Back in the American ballet world, issues of diversity and equality are front and center. Many have pointed to a lack of female choreographers and heads of major companies. Millepied says that’s a problem that’s specific to ballet. “There are amazing choreographers in contemporary dance. If ballet schools made that more part of their mission, I think more women would be choreographing. More women would be interested. You don’t become a composer by just being a musician … you study composition. Ballet is the only art form where suddenly someone wants to become a choreographer and they’ve got to figure it out on their own.”

But some loud voices in the ballet community are pushing conversations about gender equality in ballet in another direction.

Renowned choreographer and current artist-in-residence for the American Ballet, Alexei Ratmansky, fired up the debate with his Oct. 1 Facebook post in which he wrote that “there is no such thing as equality in ballet” and “I am very comfortable with that.”

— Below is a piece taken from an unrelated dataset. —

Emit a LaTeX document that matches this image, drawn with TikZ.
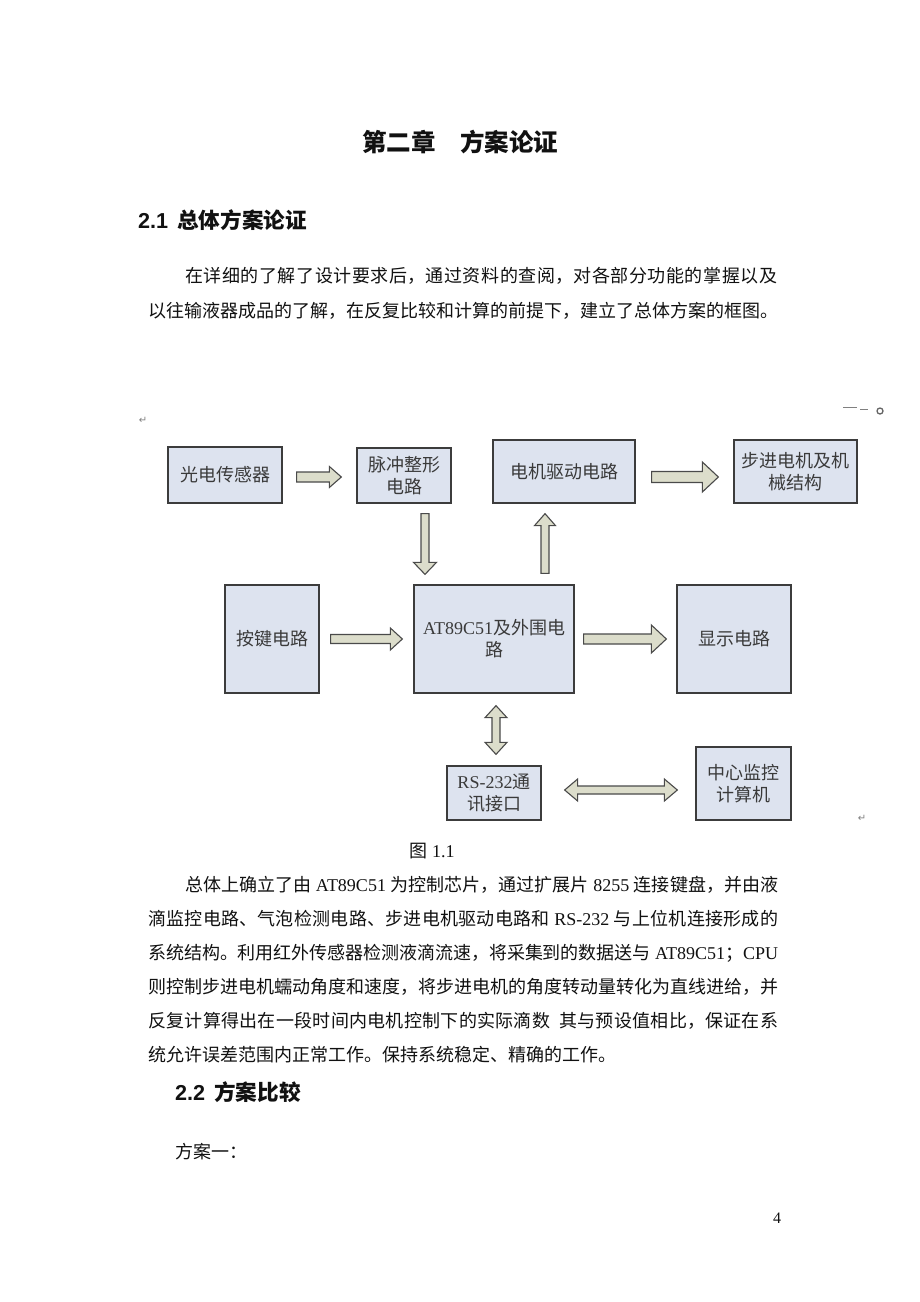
\documentclass[tikz,border=0pt]{standalone}
\usepackage{fontspec}
\setmainfont{Liberation Serif}
\newfontfamily\cjk{Noto Sans CJK SC}
\newfontfamily\tm{Liberation Serif}
\newfontfamily\ar{Liberation Sans}
\newfontfamily\dv{DejaVu Sans}
\XeTeXlinebreaklocale "zh"
\XeTeXlinebreakskip=0pt plus 3pt minus 1pt
\usetikzlibrary{calc}
\definecolor{boxfill}{HTML}{DDE3EF}
\definecolor{boxline}{HTML}{3C3C3C}
\definecolor{boxtext}{HTML}{3A3A3A}
\definecolor{arrfill}{HTML}{DCDDCB}
\definecolor{arrline}{HTML}{4A4A4A}
\definecolor{bodytext}{HTML}{111111}
\tikzset{
  blk/.style={draw=boxline, line width=1.3pt, fill=boxfill, text=boxtext,
    align=center, inner sep=2pt, font=\cjk\fontsize{18}{22}\selectfont},
  fat/.style={fill=arrfill, draw=arrline, line width=1.1pt, line join=miter},
  txt/.style={inner sep=0pt, anchor=west, text=bodytext, font=\cjk\fontsize{18}{22}\selectfont},
  retmark/.style={inner sep=0pt, text=gray, font=\dv\fontsize{10}{10}\selectfont},
}
% a justified single line of given width
\newcommand\jline[2]{\parbox{#1}{\parfillskip=0pt\relax\noindent #2}}
\newcommand\gapx{\hspace{4.5pt}}
% single block arrow: start, end, half shaft, half head, head length
\newcommand\fatarrow[5]{%
  \draw[fat] ($(#1)!#3!90:(#2)$) -- ($(#2)!#5!(#1)!#3!-90:(#1)$)
    -- ($(#2)!#5!(#1)!#4!-90:(#1)$) -- (#2)
    -- ($(#2)!#5!(#1)!#4!90:(#1)$) -- ($(#2)!#5!(#1)!#3!90:(#1)$)
    -- ($(#1)!#3!-90:(#2)$) -- cycle;}
% double block arrow
\newcommand\fatdarrow[5]{%
  \draw[fat] (#1) -- ($(#1)!#5!(#2)!#4!90:(#2)$) -- ($(#1)!#5!(#2)!#3!90:(#2)$)
    -- ($(#2)!#5!(#1)!#3!-90:(#1)$) -- ($(#2)!#5!(#1)!#4!-90:(#1)$) -- (#2)
    -- ($(#2)!#5!(#1)!#4!90:(#1)$) -- ($(#2)!#5!(#1)!#3!90:(#1)$)
    -- ($(#1)!#5!(#2)!#3!-90:(#2)$) -- ($(#1)!#5!(#2)!#4!-90:(#2)$) -- cycle;}
\begin{document}
\begin{tikzpicture}[x=1pt,y=-1pt]
\useasboundingbox (0,0) rectangle (920,1302);
\fill[white] (0,0) rectangle (920,1302);

% ---- headings and text above ----
\node[inner sep=0pt, text=bodytext, font=\cjk\bfseries\fontsize{24.5}{28}\selectfont] (title) at (460,142) {第二章\hspace{24.5pt}方案论证};
\node[txt, font=\fontsize{21.6}{26}\selectfont] (h21) at (138,220) {{\ar\bfseries 2.1}\hspace{9pt}{\cjk\bfseries 总体方案论证}};
\node[txt] (p1a) at (185,276) {\jline{592pt}{在详细的了解了设计要求后，通过资料的查阅，对各部分功能的掌握以及}};
\node[txt] (p1b) at (148,311) {\jline{630pt}{以往输液器成品的了解，在反复比较和计算的前提下，建立了总体方案的框图。}};

% ---- diagram boxes ----
\node[blk, minimum width=114pt, minimum height=56pt] (gd) at (225,475) {光电传感器};
\node[blk, minimum width=94pt, minimum height=55pt] (mc) at (404,475.5) {脉冲整形\\电路};
\node[blk, minimum width=142pt, minimum height=63pt] (dj) at (564,471.5) {电机驱动电路};
\node[blk, minimum width=123pt, minimum height=63pt] (bj) at (795.5,471.5) {步进电机及机\\械结构};
\node[blk, minimum width=94pt, minimum height=108pt] (aj) at (272,639) {按键电路};
\node[blk, minimum width=160pt, minimum height=108pt] (mcu) at (494,639) {{\tm AT89C51}及外围电\\路};
\node[blk, minimum width=114pt, minimum height=108pt] (xs) at (734,639) {显示电路};
\node[blk, minimum width=94pt, minimum height=54pt] (rs) at (494,793) {{\tm RS-232}通\\讯接口};
\node[blk, minimum width=95pt, minimum height=73pt] (zx) at (743.5,783.5) {中心监控\\计算机};

% ---- connector end points ----
\coordinate (a1s) at ($(gd.east)+(14,2)$);
\coordinate (a1e) at ($(mc.west)+(-15,1.5)$);
\coordinate (a2s) at ($(mc.south)+(21,10)$);
\coordinate (a2e) at ($(mcu.north)+(-69,-10)$);
\coordinate (a3s) at ($(mcu.north)+(51,-11)$);
\coordinate (a3e) at ($(dj.south)+(-19,10)$);
\coordinate (a4s) at ($(dj.east)+(16,5.5)$);
\coordinate (a4e) at ($(bj.west)+(-15,5.5)$);
\coordinate (a5s) at ($(aj.east)+(11,0)$);
\coordinate (a5e) at ($(mcu.west)+(-11,0)$);
\coordinate (a6s) at ($(mcu.east)+(9,0)$);
\coordinate (a6e) at ($(xs.west)+(-10,0)$);
\coordinate (a7s) at ($(mcu.south)+(2,12)$);
\coordinate (a7e) at ($(rs.north)+(2,-11)$);
\coordinate (a8s) at ($(rs.east)+(23,-3)$);
\coordinate (a8e) at ($(zx.west)+(-18,6.5)$);

% ---- block arrows ----
\fatarrow{a1s}{a1e}{5pt}{10.5pt}{12pt}
\fatarrow{a2s}{a2e}{4pt}{11.5pt}{12pt}
\fatarrow{a3s}{a3e}{4pt}{10.5pt}{12pt}
\fatarrow{a4s}{a4e}{5.5pt}{15pt}{16pt}
\fatarrow{a5s}{a5e}{4.5pt}{11pt}{12pt}
\fatarrow{a6s}{a6e}{5pt}{14pt}{15pt}
\fatdarrow{a7s}{a7e}{4pt}{11pt}{12pt}
\fatdarrow{a8s}{a8e}{4pt}{11pt}{13pt}

% ---- small marks ----
\node[retmark] (rm1) at (143,420) {↵};
\node[retmark] (rm2) at (862,818) {↵};
\draw[gray, line width=1pt] (843,407) -- (857,407) (860,409) -- (868,409);
\draw[gray!80!black, line width=1.3pt] (880,411) circle (3);

% ---- caption and text below ----
\node[inner sep=0pt, text=bodytext, font=\fontsize{18}{22}\selectfont] (cap) at (432,851) {{\cjk 图} {\tm 1.1}};
\node[txt] (p2a) at (185,885) {\jline{593pt}{总体上确立了由\gapx{\tm AT89C51}\gapx 为控制芯片，通过扩展片\gapx{\tm 8255}\gapx 连接键盘，并由液}};
\node[txt] (p2b) at (148,919) {\jline{630pt}{滴监控电路、气泡检测电路、步进电机驱动电路和\gapx{\tm RS-232}\gapx 与上位机连接形成的}};
\node[txt] (p2c) at (148,953) {\jline{630pt}{系统结构。利用红外传感器检测液滴流速，将采集到的数据送与\gapx{\tm AT89C51}；{\tm CPU}}};
\node[txt] (p2d) at (148,987) {\jline{630pt}{则控制步进电机蠕动角度和速度，将步进电机的角度转动量转化为直线进给，并}};
\node[txt] (p2e) at (148,1021) {\jline{630pt}{反复计算得出在一段时间内电机控制下的实际滴数\hspace{9pt}其与预设值相比，保证在系}};
\node[txt] (p2f) at (148,1055) {统允许误差范围内正常工作。保持系统稳定、精确的工作。};

\node[txt, font=\fontsize{21.6}{26}\selectfont] (h22) at (175,1092) {{\ar\bfseries 2.2}\hspace{9pt}{\cjk\bfseries 方案比较}};
\node[txt] (fa1) at (175,1152) {方案一：};
\node[inner sep=0pt, text=bodytext, font=\tm\fontsize{16}{18}\selectfont] (pg) at (777,1218) {4};
\end{tikzpicture}
\end{document}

Millepied does not agree with that view. “I think it’s diminishing and unfortunate.” But, he says, the choreographers who need to push for better representation of women in ballet are the ones who really have something to say. “Every filmmaker isn’t going to make a movie about the Latino community or homosexuality. Everybody has different things to say, and they should create things they relate to.”

And Millepied adopts that mentality for himself. His newest onstage piece, “I Feel the Earth Move,” was born of his impression that the world felt deeply uncertain. When he first began choreographing it, the Paris terror attacks of November 2015 had just occurred.

“The world doesn't feel safe,” he says. And now, two years later, that feeling of uncertainty has carried over to his adopted homeland of the US. “I Feel the Earth Move” is an allegory, he says, for this moment in time. But he was careful not to give the piece a narrative arc, instead hoping people will bring their own ideas to his choreography. “I prefer to … create situations that people will read in different ways.”

In the end, Millepied says approaching ballet with no preconceived notions is the best way to experience it, as with all art. “Stravinsky always said ‘I write my music for children and dogs. They understand it best.”